In issuing the proposed fiduciary definition changes, the department said it was a more narrowly tailored approach than the 2016 fiduciary rule, which was promulgated under the Obama administration, broadened the definition of a person or entity taking on fiduciary responsibilities and replaced the five-part test.
In 2018, a three-judge panel at the 5th U.S. Circuit Court of Appeals in New Orleans vacated the rule in a 2-1 decision, saying the department exceeded its legal authority.
The judges in that decision ruled against the department in part because they didn't buy that there could be fiduciary status established when there wasn't a relationship of trust and confidence between an adviser and client, according to Fred Reish, a partner at Faegre Drinker Biddle & Reath. The judges thought that a sales pitch was not a relationship of trust and confidence and that participants would know that, he added.
In an Oct. 30 call with reporters, an administration official said: "This time around, the test itself is much more targeted to only include those circumstances where, to use the 5th Circuit's terminology, they're relationships of 'trust and confidence.'"
Jason Berkowitz, chief legal and regulatory affairs officer at the Insured Retirement Institute, a trade group representing members that account for 90% of annuity assets in the U.S., disagrees with that characterization.
"They're playing around with some words to try and shoehorn this into something that they can argue is consistent with the 5th Circuit decision and the text of ERISA, but as I look at it, they are trying to bring advisers under the fiduciary umbrella without a real true relationship of trust and confidence as required by the 5th Circuit," he said on a call with reporters. "I struggle to see how this is a more narrowly tailored, carefully crafted approach. It seems to me that they've reshuffled the deck chairs on the Titanic, but we're still headed for that same iceberg."
Kent Mason, a Washington-based partner with law firm Davis & Harman LLP who has worked for groups who opposed the 2016 fiduciary rule, said the proposed fiduciary definition is "effectively the same as the 2016 fiduciary rule that was invalidated. DOL only made cosmetic changes. A lawsuit challenging this proposal — if finalized as is — does not even seem too difficult. (It's) sad that we have to do this again."
While it's still early in the process, Berkowitz said that if the proposal is enacted largely as is, IRI and its sister trade organizations will consider all options to oppose it, including litigation.
Reish said a lawsuit challenging the proposal is almost guaranteed, and if Biden wins re-election next year the case could ultimately be decided by the U.S. Supreme Court.

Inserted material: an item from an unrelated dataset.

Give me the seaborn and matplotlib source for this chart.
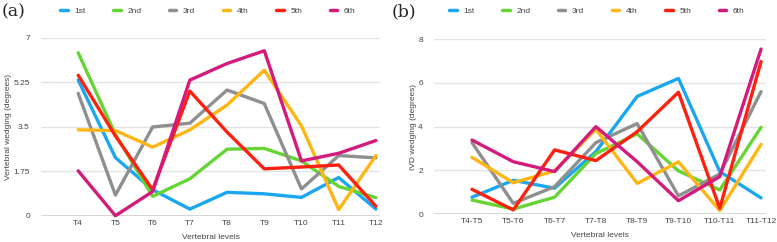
import matplotlib.pyplot as plt
import seaborn as sns
import pandas as pd

# values
levels_a = ['T4', 'T5', 'T6', 'T7', 'T8', 'T9', 'T10', 'T11', 'T12']
levels_b = ['T4-T5', 'T5-T6', 'T6-T7', 'T7-T8', 'T8-T9', 'T9-T10', 'T10-T11', 'T11-T12']
series = ['1st', '2nd', '3rd', '4th', '5th', '6th']

wedge_1st = [5.33, 2.29, 1.03, 0.27, 0.93, 0.87, 0.73, 1.51, 0.27]
wedge_2nd = [6.40, 3.20, 0.77, 1.46, 2.62, 2.65, 2.16, 1.16, 0.72]
wedge_3rd = [4.81, 0.82, 3.49, 3.64, 4.94, 4.41, 1.06, 2.37, 2.28]
wedge_4th = [3.38, 3.35, 2.70, 3.38, 4.35, 5.72, 3.53, 0.25, 2.37]
wedge_5th = [5.52, 3.14, 1.03, 4.90, 3.29, 1.85, 1.92, 2.00, 0.38]
wedge_6th = [1.77, 0.01, 0.96, 5.33, 5.98, 6.48, 2.16, 2.46, 2.96]

ivd_1st = [0.78, 1.55, 1.19, 2.86, 5.38, 6.20, 1.95, 0.75]
ivd_2nd = [0.65, 0.24, 0.78, 2.77, 3.67, 1.98, 1.11, 3.97]
ivd_3rd = [3.27, 0.50, 1.26, 3.27, 4.14, 0.84, 1.84, 5.60]
ivd_4th = [2.60, 1.44, 1.98, 3.88, 1.41, 2.39, 0.17, 3.19]
ivd_5th = [1.14, 0.20, 2.94, 2.45, 3.77, 5.57, 0.27, 6.97]
ivd_6th = [3.39, 2.40, 1.95, 4.00, 2.40, 0.62, 1.72, 7.54]

colors = ['#1aa7f0', '#66d435', '#8f8f8f', '#ffb612', '#ff2010', '#d41a7c']
pal = dict(zip(series, colors))

def long_df(levels, cols):
    rows = []
    for s, vals in zip(series, cols):
        for lv, v in zip(levels, vals):
            rows.append({'level': lv, 'val': v, 'series': s})
    return pd.DataFrame(rows)

df_a = long_df(levels_a, [wedge_1st, wedge_2nd, wedge_3rd, wedge_4th, wedge_5th, wedge_6th])
df_b = long_df(levels_b, [ivd_1st, ivd_2nd, ivd_3rd, ivd_4th, ivd_5th, ivd_6th])

sns.set_theme(style="white")
plt.rcParams['font.family'] = ['Liberation Sans', 'DejaVu Sans']
txt = '#444444'

fig = plt.figure(figsize=(7.77, 2.42), dpi=100)
ax1 = fig.add_axes([41/777, 26/242, 339/777, 178.5/242])
ax2 = fig.add_axes([434/777, 27.7/242, 332/777, 175.3/242])

def style(ax, yticks, yticklabels, ylabel, xlim, ylim):
    ax.set_xlim(*xlim)
    ax.set_ylim(*ylim)
    ax.set_yticks(yticks)
    ax.set_yticklabels(yticklabels)
    for t in yticks[1:]:
        ax.axhline(t, color='#e3e3e3', lw=1, zorder=0)
    ax.axhline(0, color='#333333', lw=1, zorder=1)
    for sp in ax.spines.values():
        sp.set_visible(False)
    ax.tick_params(axis='both', length=0, labelsize=6, colors=txt, pad=3)
    ax.tick_params(axis='y', pad=8)
    ax.set_xlabel('Vertebral levels', fontsize=6, color=txt, labelpad=5)
    ax.set_ylabel(ylabel, fontsize=6, color=txt, labelpad=1)

sns.lineplot(data=df_a, x='level', y='val', hue='series', palette=pal, lw=2.4,
             sort=False, ax=ax1, legend=False, clip_on=False)
sns.lineplot(data=df_b, x='level', y='val', hue='series', palette=pal, lw=2.4,
             sort=False, ax=ax2, legend=False, clip_on=False)

style(ax1, [0, 1.75, 3.5, 5.25, 7], ['0', '1.75', '3.5', '5.25', '7'],
      'Vertebral wedging (degrees)', (-1.0, 8.11), (0, 7))
style(ax2, [0, 2, 4, 6, 8], ['0', '2', '4', '6', '8'],
      'IVD wedging (degrees)', (-0.92, 7.12), (0, 8))

handles = [plt.Line2D([], [], color=c, lw=2.5) for c in colors]
for ax, cx in [(ax1, 208), (ax2, 597)]:
    fig.legend(handles, series, loc='center', bbox_to_anchor=(cx/777, 1 - 11/242),
               ncol=6, frameon=False, fontsize=6, handlelength=0.9,
               handletextpad=0.8, columnspacing=3.3, labelcolor=txt)

fig.text(2/777, 1 - 12/242, '(a)', fontsize=12.5, family='DejaVu Serif', va='center')
fig.text(392/777, 1 - 12/242, '(b)', fontsize=12.5, family='DejaVu Serif', va='center')

fig.savefig('out.png', dpi=100)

He noted that when the 5th Circuit decision was handed down in 2018, the Trump administration did not appeal the decision.
Consumer groups welcomed the latest proposal. In a joint statement, steering group members of the Save Our Retirement coalition, which includes organizations like AARP, AFL-CIO, Consumer Federation of America and the Pension Rights Center, said the proposal is "a major milestone in the long fight to bring millions of Americans one step closer to a secure, dignified retirement."